WHAT TO WORK ON | Produce a word-for-word copy of the listing below without its pictures.

** START OF INFORMATION SHOWN **

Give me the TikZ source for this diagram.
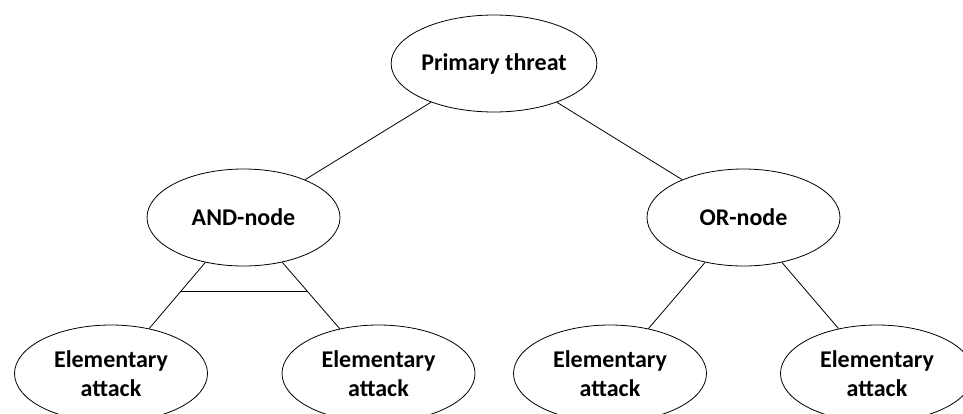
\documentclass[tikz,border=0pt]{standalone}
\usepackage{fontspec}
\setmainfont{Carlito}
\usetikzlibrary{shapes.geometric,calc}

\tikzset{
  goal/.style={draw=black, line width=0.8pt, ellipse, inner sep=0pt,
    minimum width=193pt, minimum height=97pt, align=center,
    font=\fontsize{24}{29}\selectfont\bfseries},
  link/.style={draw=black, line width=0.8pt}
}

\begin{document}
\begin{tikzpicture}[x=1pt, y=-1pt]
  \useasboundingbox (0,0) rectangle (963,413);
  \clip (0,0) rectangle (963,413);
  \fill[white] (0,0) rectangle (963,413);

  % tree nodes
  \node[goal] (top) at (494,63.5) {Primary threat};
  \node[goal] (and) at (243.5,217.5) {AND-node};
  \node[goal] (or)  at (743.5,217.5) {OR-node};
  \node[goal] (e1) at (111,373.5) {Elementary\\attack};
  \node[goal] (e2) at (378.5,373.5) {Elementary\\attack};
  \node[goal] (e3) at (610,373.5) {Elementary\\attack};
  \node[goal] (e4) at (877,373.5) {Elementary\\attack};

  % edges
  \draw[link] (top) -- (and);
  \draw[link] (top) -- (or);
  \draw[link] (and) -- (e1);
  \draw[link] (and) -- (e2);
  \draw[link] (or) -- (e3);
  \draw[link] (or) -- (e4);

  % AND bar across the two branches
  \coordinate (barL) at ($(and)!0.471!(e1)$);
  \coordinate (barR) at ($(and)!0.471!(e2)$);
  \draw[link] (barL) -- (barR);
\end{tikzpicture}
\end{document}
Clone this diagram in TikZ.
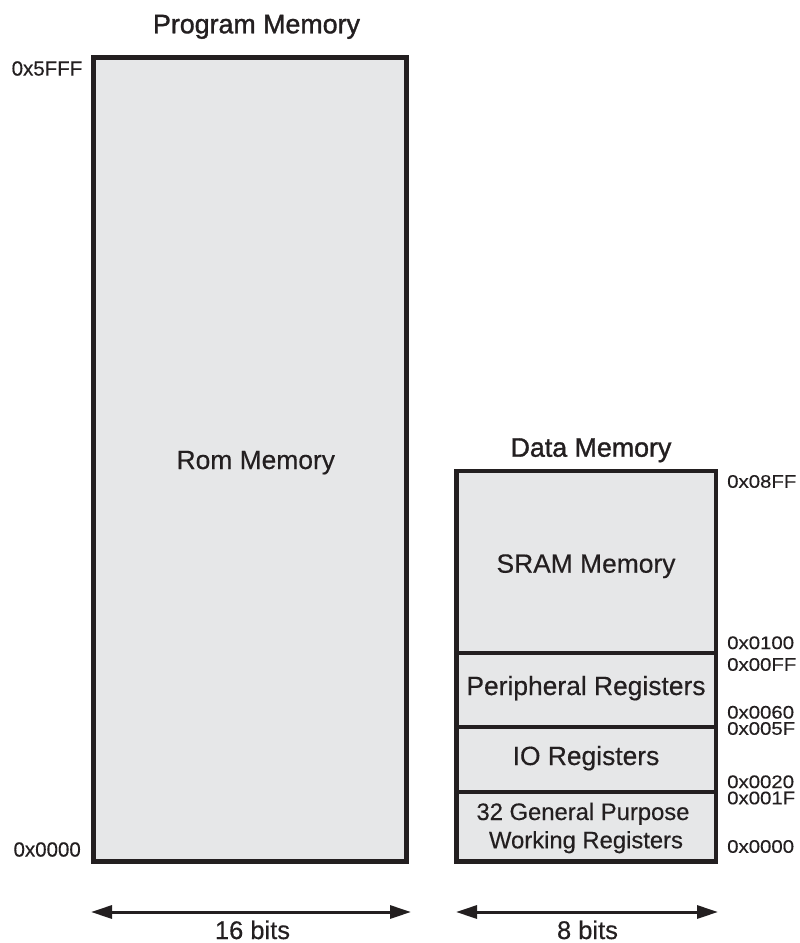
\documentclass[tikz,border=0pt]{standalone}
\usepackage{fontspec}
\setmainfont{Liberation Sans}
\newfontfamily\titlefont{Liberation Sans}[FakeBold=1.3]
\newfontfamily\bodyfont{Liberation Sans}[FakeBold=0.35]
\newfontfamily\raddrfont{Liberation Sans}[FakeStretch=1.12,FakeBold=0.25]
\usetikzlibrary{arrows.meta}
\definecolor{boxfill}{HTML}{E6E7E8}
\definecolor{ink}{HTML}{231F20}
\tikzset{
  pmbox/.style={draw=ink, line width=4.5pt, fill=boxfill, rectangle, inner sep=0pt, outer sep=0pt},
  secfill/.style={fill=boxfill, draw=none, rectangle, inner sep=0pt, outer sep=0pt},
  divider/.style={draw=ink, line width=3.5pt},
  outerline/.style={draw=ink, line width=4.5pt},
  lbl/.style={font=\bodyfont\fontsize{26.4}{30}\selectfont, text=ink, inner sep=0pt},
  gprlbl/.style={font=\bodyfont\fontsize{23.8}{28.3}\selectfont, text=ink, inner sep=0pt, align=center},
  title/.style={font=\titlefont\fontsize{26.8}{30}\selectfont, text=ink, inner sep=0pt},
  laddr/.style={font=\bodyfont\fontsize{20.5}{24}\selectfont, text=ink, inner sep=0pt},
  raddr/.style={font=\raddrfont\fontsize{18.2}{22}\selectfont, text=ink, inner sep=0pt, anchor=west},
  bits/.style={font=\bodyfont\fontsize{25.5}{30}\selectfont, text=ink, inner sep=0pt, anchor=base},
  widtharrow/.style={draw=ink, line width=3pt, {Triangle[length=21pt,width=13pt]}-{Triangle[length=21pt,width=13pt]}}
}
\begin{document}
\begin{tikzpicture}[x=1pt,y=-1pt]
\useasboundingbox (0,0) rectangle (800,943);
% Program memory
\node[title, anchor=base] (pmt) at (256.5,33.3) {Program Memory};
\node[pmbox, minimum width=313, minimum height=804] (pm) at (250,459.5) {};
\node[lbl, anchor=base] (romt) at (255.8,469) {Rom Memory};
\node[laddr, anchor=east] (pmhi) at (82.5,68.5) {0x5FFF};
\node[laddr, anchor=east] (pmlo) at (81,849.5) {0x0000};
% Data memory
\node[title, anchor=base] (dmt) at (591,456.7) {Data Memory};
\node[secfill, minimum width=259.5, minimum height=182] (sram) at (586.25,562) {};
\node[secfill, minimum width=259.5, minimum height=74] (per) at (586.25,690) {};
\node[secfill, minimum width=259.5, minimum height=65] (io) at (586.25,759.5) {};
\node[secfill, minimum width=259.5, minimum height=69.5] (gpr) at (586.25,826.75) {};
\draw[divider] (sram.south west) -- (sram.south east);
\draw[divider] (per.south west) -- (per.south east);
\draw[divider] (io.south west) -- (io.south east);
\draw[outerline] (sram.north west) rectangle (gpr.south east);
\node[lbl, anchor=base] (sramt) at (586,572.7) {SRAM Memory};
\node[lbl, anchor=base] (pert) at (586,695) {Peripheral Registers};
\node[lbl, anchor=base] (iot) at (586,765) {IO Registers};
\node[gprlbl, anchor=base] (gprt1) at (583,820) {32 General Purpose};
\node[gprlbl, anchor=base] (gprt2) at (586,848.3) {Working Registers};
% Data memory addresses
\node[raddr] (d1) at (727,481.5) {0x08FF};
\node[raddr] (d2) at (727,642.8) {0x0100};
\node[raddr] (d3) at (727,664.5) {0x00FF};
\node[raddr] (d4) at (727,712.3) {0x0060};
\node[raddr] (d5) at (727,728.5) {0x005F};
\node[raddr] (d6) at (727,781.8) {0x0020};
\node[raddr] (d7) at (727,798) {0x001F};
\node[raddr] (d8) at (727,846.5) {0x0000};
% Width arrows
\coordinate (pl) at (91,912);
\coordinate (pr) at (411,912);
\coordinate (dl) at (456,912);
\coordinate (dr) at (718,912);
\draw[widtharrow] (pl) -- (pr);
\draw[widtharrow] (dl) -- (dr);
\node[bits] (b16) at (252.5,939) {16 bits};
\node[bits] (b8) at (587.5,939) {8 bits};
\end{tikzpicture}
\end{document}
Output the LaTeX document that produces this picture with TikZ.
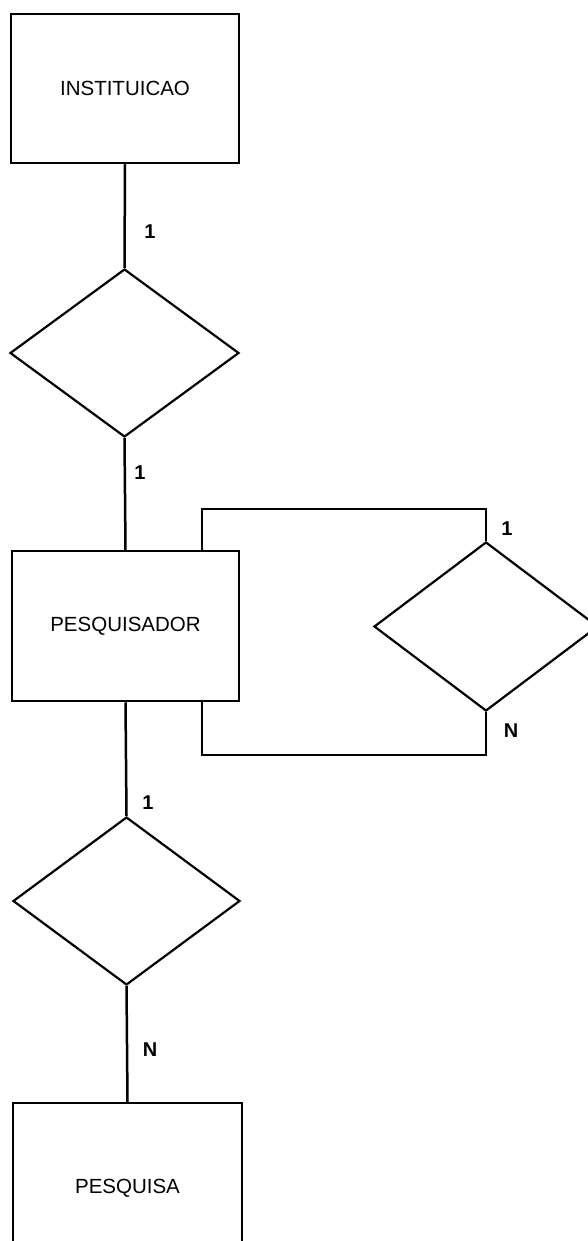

** END OF INFORMATION SHOWN **

WRITTEN ANSWER |
Give me the TikZ source for this diagram.
\documentclass[tikz,border=0pt]{standalone}
\usepackage{fontspec}
\setmainfont{Carlito}
\usetikzlibrary{shapes.geometric,calc}

\tikzset{
  goal/.style={draw=black, line width=0.8pt, ellipse, inner sep=0pt,
    minimum width=193pt, minimum height=97pt, align=center,
    font=\fontsize{24}{29}\selectfont\bfseries},
  link/.style={draw=black, line width=0.8pt}
}

\begin{document}
\begin{tikzpicture}[x=1pt, y=-1pt]
  \useasboundingbox (0,0) rectangle (963,413);
  \clip (0,0) rectangle (963,413);
  \fill[white] (0,0) rectangle (963,413);

  % tree nodes
  \node[goal] (top) at (494,63.5) {Primary threat};
  \node[goal] (and) at (243.5,217.5) {AND-node};
  \node[goal] (or)  at (743.5,217.5) {OR-node};
  \node[goal] (e1) at (111,373.5) {Elementary\\attack};
  \node[goal] (e2) at (378.5,373.5) {Elementary\\attack};
  \node[goal] (e3) at (610,373.5) {Elementary\\attack};
  \node[goal] (e4) at (877,373.5) {Elementary\\attack};

  % edges
  \draw[link] (top) -- (and);
  \draw[link] (top) -- (or);
  \draw[link] (and) -- (e1);
  \draw[link] (and) -- (e2);
  \draw[link] (or) -- (e3);
  \draw[link] (or) -- (e4);

  % AND bar across the two branches
  \coordinate (barL) at ($(and)!0.471!(e1)$);
  \coordinate (barR) at ($(and)!0.471!(e2)$);
  \draw[link] (barL) -- (barR);
\end{tikzpicture}
\end{document}
Clone this diagram in TikZ.
\documentclass[tikz,border=0pt]{standalone}
\usepackage{fontspec}
\setmainfont{Liberation Sans}
\newfontfamily\titlefont{Liberation Sans}[FakeBold=1.3]
\newfontfamily\bodyfont{Liberation Sans}[FakeBold=0.35]
\newfontfamily\raddrfont{Liberation Sans}[FakeStretch=1.12,FakeBold=0.25]
\usetikzlibrary{arrows.meta}
\definecolor{boxfill}{HTML}{E6E7E8}
\definecolor{ink}{HTML}{231F20}
\tikzset{
  pmbox/.style={draw=ink, line width=4.5pt, fill=boxfill, rectangle, inner sep=0pt, outer sep=0pt},
  secfill/.style={fill=boxfill, draw=none, rectangle, inner sep=0pt, outer sep=0pt},
  divider/.style={draw=ink, line width=3.5pt},
  outerline/.style={draw=ink, line width=4.5pt},
  lbl/.style={font=\bodyfont\fontsize{26.4}{30}\selectfont, text=ink, inner sep=0pt},
  gprlbl/.style={font=\bodyfont\fontsize{23.8}{28.3}\selectfont, text=ink, inner sep=0pt, align=center},
  title/.style={font=\titlefont\fontsize{26.8}{30}\selectfont, text=ink, inner sep=0pt},
  laddr/.style={font=\bodyfont\fontsize{20.5}{24}\selectfont, text=ink, inner sep=0pt},
  raddr/.style={font=\raddrfont\fontsize{18.2}{22}\selectfont, text=ink, inner sep=0pt, anchor=west},
  bits/.style={font=\bodyfont\fontsize{25.5}{30}\selectfont, text=ink, inner sep=0pt, anchor=base},
  widtharrow/.style={draw=ink, line width=3pt, {Triangle[length=21pt,width=13pt]}-{Triangle[length=21pt,width=13pt]}}
}
\begin{document}
\begin{tikzpicture}[x=1pt,y=-1pt]
\useasboundingbox (0,0) rectangle (800,943);
% Program memory
\node[title, anchor=base] (pmt) at (256.5,33.3) {Program Memory};
\node[pmbox, minimum width=313, minimum height=804] (pm) at (250,459.5) {};
\node[lbl, anchor=base] (romt) at (255.8,469) {Rom Memory};
\node[laddr, anchor=east] (pmhi) at (82.5,68.5) {0x5FFF};
\node[laddr, anchor=east] (pmlo) at (81,849.5) {0x0000};
% Data memory
\node[title, anchor=base] (dmt) at (591,456.7) {Data Memory};
\node[secfill, minimum width=259.5, minimum height=182] (sram) at (586.25,562) {};
\node[secfill, minimum width=259.5, minimum height=74] (per) at (586.25,690) {};
\node[secfill, minimum width=259.5, minimum height=65] (io) at (586.25,759.5) {};
\node[secfill, minimum width=259.5, minimum height=69.5] (gpr) at (586.25,826.75) {};
\draw[divider] (sram.south west) -- (sram.south east);
\draw[divider] (per.south west) -- (per.south east);
\draw[divider] (io.south west) -- (io.south east);
\draw[outerline] (sram.north west) rectangle (gpr.south east);
\node[lbl, anchor=base] (sramt) at (586,572.7) {SRAM Memory};
\node[lbl, anchor=base] (pert) at (586,695) {Peripheral Registers};
\node[lbl, anchor=base] (iot) at (586,765) {IO Registers};
\node[gprlbl, anchor=base] (gprt1) at (583,820) {32 General Purpose};
\node[gprlbl, anchor=base] (gprt2) at (586,848.3) {Working Registers};
% Data memory addresses
\node[raddr] (d1) at (727,481.5) {0x08FF};
\node[raddr] (d2) at (727,642.8) {0x0100};
\node[raddr] (d3) at (727,664.5) {0x00FF};
\node[raddr] (d4) at (727,712.3) {0x0060};
\node[raddr] (d5) at (727,728.5) {0x005F};
\node[raddr] (d6) at (727,781.8) {0x0020};
\node[raddr] (d7) at (727,798) {0x001F};
\node[raddr] (d8) at (727,846.5) {0x0000};
% Width arrows
\coordinate (pl) at (91,912);
\coordinate (pr) at (411,912);
\coordinate (dl) at (456,912);
\coordinate (dr) at (718,912);
\draw[widtharrow] (pl) -- (pr);
\draw[widtharrow] (dl) -- (dr);
\node[bits] (b16) at (252.5,939) {16 bits};
\node[bits] (b8) at (587.5,939) {8 bits};
\end{tikzpicture}
\end{document}
Output the LaTeX document that produces this picture with TikZ.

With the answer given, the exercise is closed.